Transcribe the records below from the first line to the line that includes "(srct) at (256,47)", inclusive, and omit the pictures.

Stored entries
━━━━━━━━━━━━━━━━
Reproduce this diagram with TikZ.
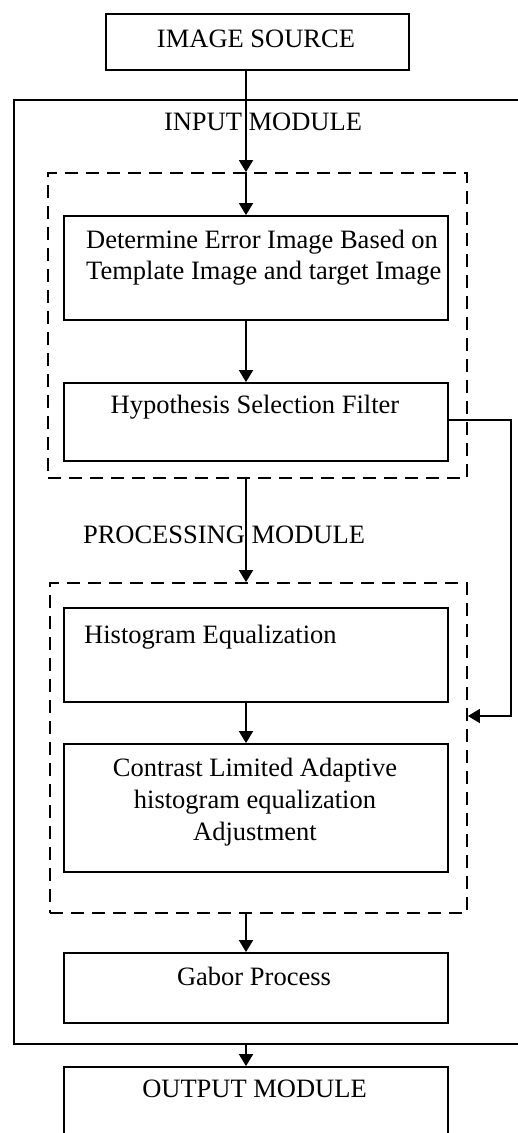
\documentclass[tikz,border=0pt]{standalone}
\usepackage{fontspec}
\setmainfont{Liberation Serif}
\usetikzlibrary{arrows.meta}
\begin{document}
\begin{tikzpicture}[x=1pt,y=-1pt,
  every node/.style={font=\fontsize{26.5}{31}\selectfont},
  box/.style={draw,line width=1.8pt,inner sep=0pt,minimum width=384pt},
  dashbox/.style={draw,line width=1.8pt,inner sep=0pt,dash pattern=on 13pt off 8pt},
  lbl/.style={inner sep=0pt,anchor=base},
  flow/.style={line width=1.8pt,-{Triangle[width=14pt,length=12pt]}}
]
\useasboundingbox (0,0) rectangle (517,1133);

% column of the main arrows
\coordinate (ax) at (246,0);

% source
\node[box,minimum width=303pt,minimum height=56pt] (src) at (257.5,42) {};
\node[lbl] (srct) at (256,47) {IMAGE SOURCE};

% outer module frame (open to the right)
\node[draw,line width=1.8pt,inner sep=0pt,minimum width=530pt,minimum height=944pt,anchor=north west] (outer) at (13,99) {};
\node[lbl] (inlbl) at (263,130) {INPUT MODULE};

% input group
\node[dashbox,minimum width=419pt,minimum height=305pt] (grpA) at (257.5,325.5) {};
\node[box,minimum height=104pt] (err) at (256,268) {};
\node[lbl,anchor=base west,align=left] (errt) at (86,279) {Determine Error Image Based on\\Template Image and target Image};
\node[box,minimum height=78pt] (hyp) at (256,422) {};
\node[lbl] (hypt) at (255,413) {Hypothesis Selection Filter};

% processing group
\node[lbl] (prlbl) at (224,543) {PROCESSING MODULE};
\node[dashbox,minimum width=417pt,minimum height=330pt] (grpB) at (258.5,748) {};
\node[box,minimum height=94pt] (hist) at (256,655) {};
\node[lbl,anchor=base west] (histt) at (84,643) {Histogram Equalization};
\node[box,minimum height=128pt] (clahe) at (256,808) {};
\node[lbl,align=center,font=\fontsize{26.5}{32}\selectfont] (clahet) at (255,840) {Contrast Limited Adaptive\\histogram equalization\\Adjustment};
\node[box,minimum height=70pt] (gab) at (256,988) {};
\node[lbl] (gabt) at (254,985) {Gabor Process};

% output
\node[box,minimum height=93pt] (out) at (256,1113.5) {};
\node[lbl] (outt) at (254.5,1097) {OUTPUT MODULE};

% connectors
\draw[flow] (src.south -| ax) -- (grpA.north -| ax);
\draw[flow] (grpA.north -| ax) -- (err.north -| ax);
\draw[flow] (err.south -| ax) -- (hyp.north -| ax);
\draw[flow] (grpA.south -| ax) -- (grpB.north -| ax);
\draw[flow] (hist.south -| ax) -- (clahe.north -| ax);
\draw[flow] (grpB.south -| ax) -- (gab.north -| ax);
\draw[flow] (outer.south -| ax) -- (out.north -| ax);

% feedback from the filter into the processing group
\coordinate (fbA) at (511,420);
\coordinate (fbB) at (511,716);
\draw[flow] (hyp.east |- fbA) -- (fbA) -- (fbB) -- (grpB.east |- fbB);
\end{tikzpicture}
\end{document}
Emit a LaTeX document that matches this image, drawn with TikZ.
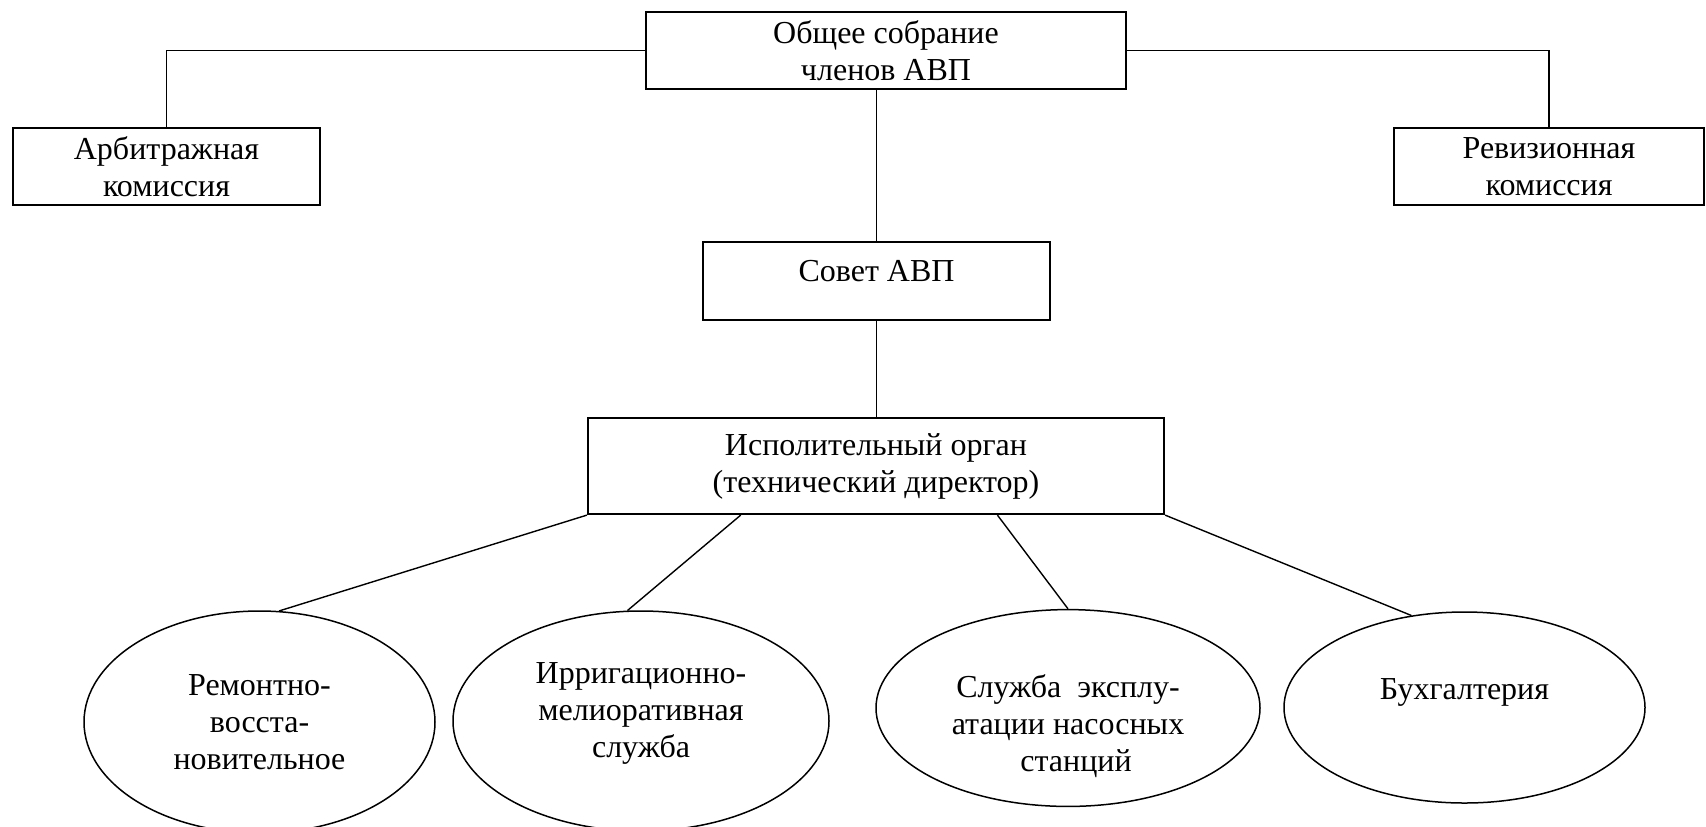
━━━━━━━━━━━━━━━━
Answer -
Reproduce this diagram with TikZ.
\documentclass[tikz,border=0pt]{standalone}
\usepackage{fontspec}
\setmainfont{Liberation Serif}
\usetikzlibrary{arrows.meta}
\begin{document}
\begin{tikzpicture}[x=1pt,y=-1pt,
  every node/.style={font=\fontsize{26.5}{31}\selectfont},
  box/.style={draw,line width=1.8pt,inner sep=0pt,minimum width=384pt},
  dashbox/.style={draw,line width=1.8pt,inner sep=0pt,dash pattern=on 13pt off 8pt},
  lbl/.style={inner sep=0pt,anchor=base},
  flow/.style={line width=1.8pt,-{Triangle[width=14pt,length=12pt]}}
]
\useasboundingbox (0,0) rectangle (517,1133);

% column of the main arrows
\coordinate (ax) at (246,0);

% source
\node[box,minimum width=303pt,minimum height=56pt] (src) at (257.5,42) {};
\node[lbl] (srct) at (256,47) {IMAGE SOURCE};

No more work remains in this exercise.